*The problem*.
Print the entries verbatim, leaving out the images they contain.

*Data for the task*.
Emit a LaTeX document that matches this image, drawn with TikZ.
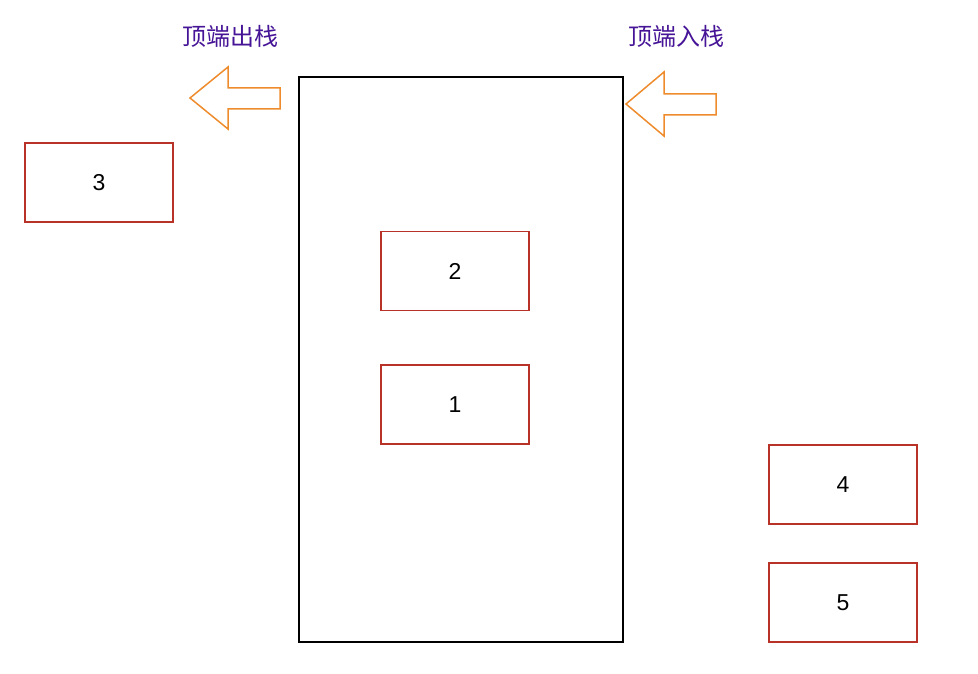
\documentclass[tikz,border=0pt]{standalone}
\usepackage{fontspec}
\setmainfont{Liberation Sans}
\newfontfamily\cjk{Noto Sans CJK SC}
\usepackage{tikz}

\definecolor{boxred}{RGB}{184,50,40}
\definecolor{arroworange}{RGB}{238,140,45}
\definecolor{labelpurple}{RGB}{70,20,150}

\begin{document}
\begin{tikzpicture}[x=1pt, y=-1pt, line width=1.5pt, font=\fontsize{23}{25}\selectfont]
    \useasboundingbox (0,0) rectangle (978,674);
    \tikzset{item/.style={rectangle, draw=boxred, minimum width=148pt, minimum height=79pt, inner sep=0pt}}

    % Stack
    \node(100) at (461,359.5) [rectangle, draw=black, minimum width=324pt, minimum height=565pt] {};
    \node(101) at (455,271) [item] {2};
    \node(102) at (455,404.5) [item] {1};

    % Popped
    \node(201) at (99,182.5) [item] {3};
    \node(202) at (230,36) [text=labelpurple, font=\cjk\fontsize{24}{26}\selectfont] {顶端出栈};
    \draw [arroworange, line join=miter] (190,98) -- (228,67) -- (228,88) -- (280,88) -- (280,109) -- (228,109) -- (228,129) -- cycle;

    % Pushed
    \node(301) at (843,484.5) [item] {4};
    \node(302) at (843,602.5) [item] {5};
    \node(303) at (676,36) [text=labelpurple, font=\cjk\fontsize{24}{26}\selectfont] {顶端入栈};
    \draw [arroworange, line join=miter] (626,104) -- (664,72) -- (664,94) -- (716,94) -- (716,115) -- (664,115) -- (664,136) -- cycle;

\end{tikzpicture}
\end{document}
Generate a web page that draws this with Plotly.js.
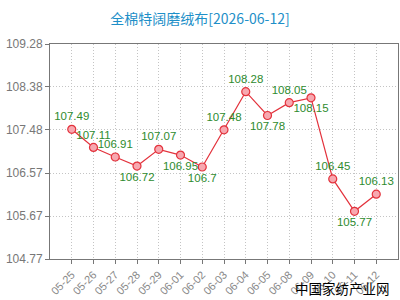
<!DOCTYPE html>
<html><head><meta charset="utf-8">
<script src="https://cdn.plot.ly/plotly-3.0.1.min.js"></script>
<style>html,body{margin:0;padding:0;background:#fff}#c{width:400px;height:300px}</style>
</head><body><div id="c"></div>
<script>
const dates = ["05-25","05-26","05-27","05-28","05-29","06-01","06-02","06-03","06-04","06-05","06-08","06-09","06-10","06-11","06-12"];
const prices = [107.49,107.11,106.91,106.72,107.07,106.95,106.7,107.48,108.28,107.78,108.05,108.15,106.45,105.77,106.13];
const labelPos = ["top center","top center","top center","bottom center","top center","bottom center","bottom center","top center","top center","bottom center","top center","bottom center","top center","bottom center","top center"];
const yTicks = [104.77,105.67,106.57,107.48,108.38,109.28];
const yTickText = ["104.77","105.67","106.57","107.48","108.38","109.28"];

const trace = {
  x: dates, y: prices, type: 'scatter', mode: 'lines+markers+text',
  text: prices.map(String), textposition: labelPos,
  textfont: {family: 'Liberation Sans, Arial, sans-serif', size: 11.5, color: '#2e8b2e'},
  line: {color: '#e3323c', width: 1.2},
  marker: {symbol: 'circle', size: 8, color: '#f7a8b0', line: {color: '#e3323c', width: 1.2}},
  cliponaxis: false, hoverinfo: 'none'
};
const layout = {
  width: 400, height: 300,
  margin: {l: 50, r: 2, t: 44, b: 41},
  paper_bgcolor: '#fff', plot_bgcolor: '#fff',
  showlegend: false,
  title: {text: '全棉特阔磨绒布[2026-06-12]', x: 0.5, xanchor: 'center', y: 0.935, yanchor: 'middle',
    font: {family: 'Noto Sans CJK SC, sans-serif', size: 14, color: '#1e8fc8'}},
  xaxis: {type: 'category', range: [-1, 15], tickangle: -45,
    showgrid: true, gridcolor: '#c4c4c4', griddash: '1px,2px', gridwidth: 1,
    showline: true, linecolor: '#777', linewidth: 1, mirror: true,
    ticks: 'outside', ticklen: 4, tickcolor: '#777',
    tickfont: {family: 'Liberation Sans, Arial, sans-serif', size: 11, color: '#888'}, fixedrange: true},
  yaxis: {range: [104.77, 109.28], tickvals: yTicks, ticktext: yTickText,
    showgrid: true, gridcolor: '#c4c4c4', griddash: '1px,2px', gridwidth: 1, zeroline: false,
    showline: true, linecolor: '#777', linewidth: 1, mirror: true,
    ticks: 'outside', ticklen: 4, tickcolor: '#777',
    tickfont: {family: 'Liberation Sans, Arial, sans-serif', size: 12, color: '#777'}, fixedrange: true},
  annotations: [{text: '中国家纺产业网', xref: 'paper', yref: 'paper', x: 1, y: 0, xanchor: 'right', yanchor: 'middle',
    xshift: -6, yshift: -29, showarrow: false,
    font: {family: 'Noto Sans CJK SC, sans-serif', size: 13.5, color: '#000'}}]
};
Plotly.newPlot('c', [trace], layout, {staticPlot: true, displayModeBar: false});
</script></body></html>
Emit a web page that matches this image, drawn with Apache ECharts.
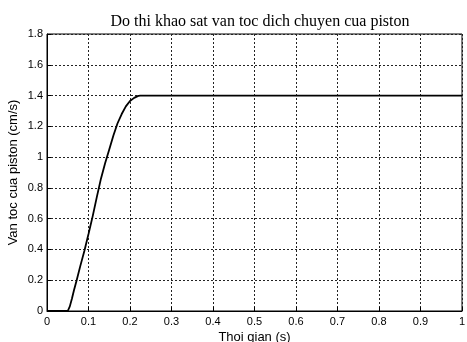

*The answer*.
Emit a LaTeX document that matches this image, drawn with TikZ.
\documentclass[tikz,border=0pt]{standalone}
\usepackage{fontspec}
\setmainfont{Liberation Sans}
\newfontfamily\cjk{Noto Sans CJK SC}
\usepackage{tikz}

\definecolor{boxred}{RGB}{184,50,40}
\definecolor{arroworange}{RGB}{238,140,45}
\definecolor{labelpurple}{RGB}{70,20,150}

\begin{document}
\begin{tikzpicture}[x=1pt, y=-1pt, line width=1.5pt, font=\fontsize{23}{25}\selectfont]
    \useasboundingbox (0,0) rectangle (978,674);
    \tikzset{item/.style={rectangle, draw=boxred, minimum width=148pt, minimum height=79pt, inner sep=0pt}}

    % Stack
    \node(100) at (461,359.5) [rectangle, draw=black, minimum width=324pt, minimum height=565pt] {};
    \node(101) at (455,271) [item] {2};
    \node(102) at (455,404.5) [item] {1};

    % Popped
    \node(201) at (99,182.5) [item] {3};
    \node(202) at (230,36) [text=labelpurple, font=\cjk\fontsize{24}{26}\selectfont] {顶端出栈};
    \draw [arroworange, line join=miter] (190,98) -- (228,67) -- (228,88) -- (280,88) -- (280,109) -- (228,109) -- (228,129) -- cycle;

    % Pushed
    \node(301) at (843,484.5) [item] {4};
    \node(302) at (843,602.5) [item] {5};
    \node(303) at (676,36) [text=labelpurple, font=\cjk\fontsize{24}{26}\selectfont] {顶端入栈};
    \draw [arroworange, line join=miter] (626,104) -- (664,72) -- (664,94) -- (716,94) -- (716,115) -- (664,115) -- (664,136) -- cycle;

\end{tikzpicture}
\end{document}
Generate a web page that draws this with Plotly.js.
<!DOCTYPE html>
<html><head><meta charset="utf-8">
<script src="https://cdn.plot.ly/plotly-3.0.1.min.js"></script>
<style>html,body{margin:0;padding:0;background:#fff}#c{width:400px;height:300px}</style>
</head><body><div id="c"></div>
<script>
const dates = ["05-25","05-26","05-27","05-28","05-29","06-01","06-02","06-03","06-04","06-05","06-08","06-09","06-10","06-11","06-12"];
const prices = [107.49,107.11,106.91,106.72,107.07,106.95,106.7,107.48,108.28,107.78,108.05,108.15,106.45,105.77,106.13];
const labelPos = ["top center","top center","top center","bottom center","top center","bottom center","bottom center","top center","top center","bottom center","top center","bottom center","top center","bottom center","top center"];
const yTicks = [104.77,105.67,106.57,107.48,108.38,109.28];
const yTickText = ["104.77","105.67","106.57","107.48","108.38","109.28"];

const trace = {
  x: dates, y: prices, type: 'scatter', mode: 'lines+markers+text',
  text: prices.map(String), textposition: labelPos,
  textfont: {family: 'Liberation Sans, Arial, sans-serif', size: 11.5, color: '#2e8b2e'},
  line: {color: '#e3323c', width: 1.2},
  marker: {symbol: 'circle', size: 8, color: '#f7a8b0', line: {color: '#e3323c', width: 1.2}},
  cliponaxis: false, hoverinfo: 'none'
};
const layout = {
  width: 400, height: 300,
  margin: {l: 50, r: 2, t: 44, b: 41},
  paper_bgcolor: '#fff', plot_bgcolor: '#fff',
  showlegend: false,
  title: {text: '全棉特阔磨绒布[2026-06-12]', x: 0.5, xanchor: 'center', y: 0.935, yanchor: 'middle',
    font: {family: 'Noto Sans CJK SC, sans-serif', size: 14, color: '#1e8fc8'}},
  xaxis: {type: 'category', range: [-1, 15], tickangle: -45,
    showgrid: true, gridcolor: '#c4c4c4', griddash: '1px,2px', gridwidth: 1,
    showline: true, linecolor: '#777', linewidth: 1, mirror: true,
    ticks: 'outside', ticklen: 4, tickcolor: '#777',
    tickfont: {family: 'Liberation Sans, Arial, sans-serif', size: 11, color: '#888'}, fixedrange: true},
  yaxis: {range: [104.77, 109.28], tickvals: yTicks, ticktext: yTickText,
    showgrid: true, gridcolor: '#c4c4c4', griddash: '1px,2px', gridwidth: 1, zeroline: false,
    showline: true, linecolor: '#777', linewidth: 1, mirror: true,
    ticks: 'outside', ticklen: 4, tickcolor: '#777',
    tickfont: {family: 'Liberation Sans, Arial, sans-serif', size: 12, color: '#777'}, fixedrange: true},
  annotations: [{text: '中国家纺产业网', xref: 'paper', yref: 'paper', x: 1, y: 0, xanchor: 'right', yanchor: 'middle',
    xshift: -6, yshift: -29, showarrow: false,
    font: {family: 'Noto Sans CJK SC, sans-serif', size: 13.5, color: '#000'}}]
};
Plotly.newPlot('c', [trace], layout, {staticPlot: true, displayModeBar: false});
</script></body></html>
Emit a web page that matches this image, drawn with Apache ECharts.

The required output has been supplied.